His subject is nothing
An unpopular truth
[Reprinted from Issues & Views May 6, 2002]
Here’s yet another must read on the Cornel West/Harvard saga. From an editorial entitled "The Pragmatist," in the April 29 edition of The New Republic:
Cornel West, one of the most persistent popularizers of the term "public intellectual," fled his post at Harvard's W.E.B. DuBois Institute for Princeton. The reason: comments made by Harvard President Lawrence Summers several months ago that West said "disrespected" him.
West's snit was remarkable not merely for making the front page of The New York Times; it was remarkable because the Summers slight was, well, slight. After initially suggesting that West produce some heavy-duty scholarship befitting his title of University Professor--Harvard only anoints 16 members of the faculty with this top honorific--Summers tried furiously to paper over his differences with West. He called the flap a "terrible misunderstanding." . . .
But the problem isn't just the form of West's academic output; it's the content. West describes his intellectual project in a manner both self-deprecating and grandiose: "My work is a feeble attempt to understand and respond to the guttural cry that erupts from the depths of the soul of each of us. The existential quest for meaning and the political struggle for freedom sit at the center of my thought." So, in short, his subject is everything. Therefore it is also nothing.
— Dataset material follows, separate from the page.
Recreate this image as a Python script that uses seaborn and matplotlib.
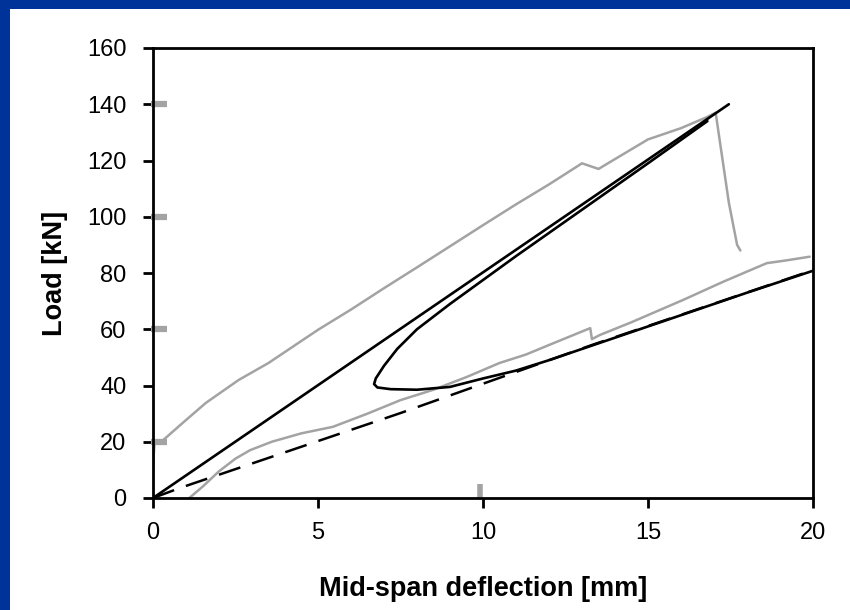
import pandas as pd
import seaborn as sns
import matplotlib.pyplot as plt
from matplotlib.patches import Rectangle

# Test 1 (gray, upper) - loading up to failure
test1_x = [0.0, 0.02, 0.05, 0.3, 0.9, 1.6, 2.6, 3.5, 5.0, 6.0, 7.0, 8.0, 9.0, 10.0, 11.0,
           12.0, 13.0, 13.5, 14.0, 15.0, 16.0, 16.8, 17.05, 17.2, 17.45, 17.7, 17.8]
test1_y = [8.0, 15.0, 20.0, 20.5, 26.7, 33.8, 42.0, 48.0, 59.8, 67.0, 74.6, 82.0, 89.5, 97.0, 104.4,
           111.5, 119.0, 117.0, 120.5, 127.5, 131.5, 135.5, 137.0, 125.0, 105.0, 90.0, 88.0]

# Test 2 (gray, lower)
test2_x = [1.1, 1.5, 2.0, 2.5, 2.94, 3.6, 4.5, 5.45, 6.5, 7.5, 8.5, 9.5, 10.5, 11.3, 12.0,
           13.25, 13.3, 13.55, 14.5, 16.06, 17.3, 18.6, 19.2, 19.9]
test2_y = [0.0, 4.0, 9.5, 14.0, 17.0, 20.0, 23.0, 25.3, 30.0, 34.8, 38.5, 43.0, 48.0, 51.0, 54.4,
           60.4, 56.5, 58.0, 62.5, 70.4, 77.0, 83.5, 84.5, 85.8]

# Model, linear (black solid, straight)
lin_x = [0.0, 17.45]
lin_y = [0.0, 140.0]

# Model with softening branch (black solid loop)
loop_x = [16.8, 15.0, 13.0, 11.0, 10.0, 9.0, 8.0, 7.4, 7.0, 6.75, 6.7, 6.8, 7.2, 8.0, 9.0,
          10.0, 11.0, 12.0, 13.0, 14.0, 16.0, 18.0, 20.0]
loop_y = [134.0, 119.0, 102.5, 86.0, 77.5, 69.0, 60.0, 53.0, 47.0, 42.5, 40.5, 39.3, 38.7, 38.5, 39.5,
          42.5, 45.3, 49.0, 53.0, 57.0, 65.0, 73.0, 80.8]

# Model, cracked (black dashed)
dash_x = [0.0, 0.8, 7.5, 13.3, 20.0]
dash_y = [0.0, 3.5, 30.2, 54.4, 81.0]

# stray gray marks
mark_x = [0.18, 0.18, 0.18, 0.18]
mark_y = [140, 100, 60, 20]
vmark_x = [9.9]
vmark_y = [2.5]

x_ticks = [0, 5, 10, 15, 20]
y_ticks = [0, 20, 40, 60, 80, 100, 120, 140, 160]

gray = "#a3a3a3"


def main():
    sns.set_style("white")
    plt.rcParams["font.family"] = ["Liberation Sans", "DejaVu Sans"]
    plt.rcParams["text.color"] = "black"
    plt.rcParams["axes.labelcolor"] = "black"
    plt.rcParams["xtick.color"] = "black"
    plt.rcParams["ytick.color"] = "black"

    fig = plt.figure(figsize=(8.5, 6.1), dpi=100, facecolor="#003399")
    fig.patches.append(Rectangle((10 / 850, 0), 1, 1 - 9 / 610, transform=fig.transFigure,
                                 facecolor="white", edgecolor="none", zorder=-1))
    ax = fig.add_axes([153 / 850, 1 - 498 / 610, 660 / 850, 450 / 610])

    t1 = pd.DataFrame({"x": test1_x, "y": test1_y})
    t2 = pd.DataFrame({"x": test2_x, "y": test2_y})
    sns.lineplot(data=t1, x="x", y="y", sort=False, estimator=None, color=gray, lw=1.8, ax=ax)
    sns.lineplot(data=t2, x="x", y="y", sort=False, estimator=None, color=gray, lw=1.8, ax=ax)

    lin = pd.DataFrame({"x": lin_x, "y": lin_y})
    loop = pd.DataFrame({"x": loop_x, "y": loop_y})
    dash = pd.DataFrame({"x": dash_x, "y": dash_y})
    sns.lineplot(data=lin, x="x", y="y", sort=False, estimator=None, color="black", lw=1.9, ax=ax)
    sns.lineplot(data=loop, x="x", y="y", sort=False, estimator=None, color="black", lw=1.9, ax=ax)
    sns.lineplot(data=dash, x="x", y="y", sort=False, estimator=None, color="black", lw=1.8,
                 ax=ax, linestyle=(0, (9, 5)))

    ax.plot(mark_x, mark_y, ls="none", marker="_", ms=12, mew=4.5, color=gray, clip_on=False)
    ax.plot(vmark_x, vmark_y, ls="none", marker="|", ms=10, mew=4, color=gray)

    ax.set_xlim(0, 20)
    ax.set_ylim(0, 160)
    ax.set_xticks(x_ticks)
    ax.set_yticks(y_ticks)
    ax.tick_params(axis="both", direction="out", length=7, width=2, color="black",
                   labelcolor="black", labelsize=17, bottom=True, left=True)
    ax.tick_params(axis="y", pad=12)
    ax.tick_params(axis="x", pad=10)
    for s in ax.spines.values():
        s.set_color("black")
        s.set_linewidth(2)

    ax.set_xlabel("Mid-span deflection [mm]", fontsize=19.5, fontweight="bold", labelpad=23,
                  color="black")
    ax.set_ylabel("Load [kN]", fontsize=19.5, fontweight="bold", labelpad=14, color="black")

    fig.savefig("out.png", dpi=100, facecolor=fig.get_facecolor())


main()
Over the past decade his writings have caromed from the politics of parenting to the future of progressivism to black-Jewish relations--all far afield of his onetime academic specialties in Christian thought and post-analytic philosophy. And as a result, West floods the library with vague assertions--damning the American "homespun brand of authoritarian democracy" or asserting that "Marxist thought becomes even more relevant after the collapse of communism"--but rarely bothers to present evidence or construct arguments that might support them.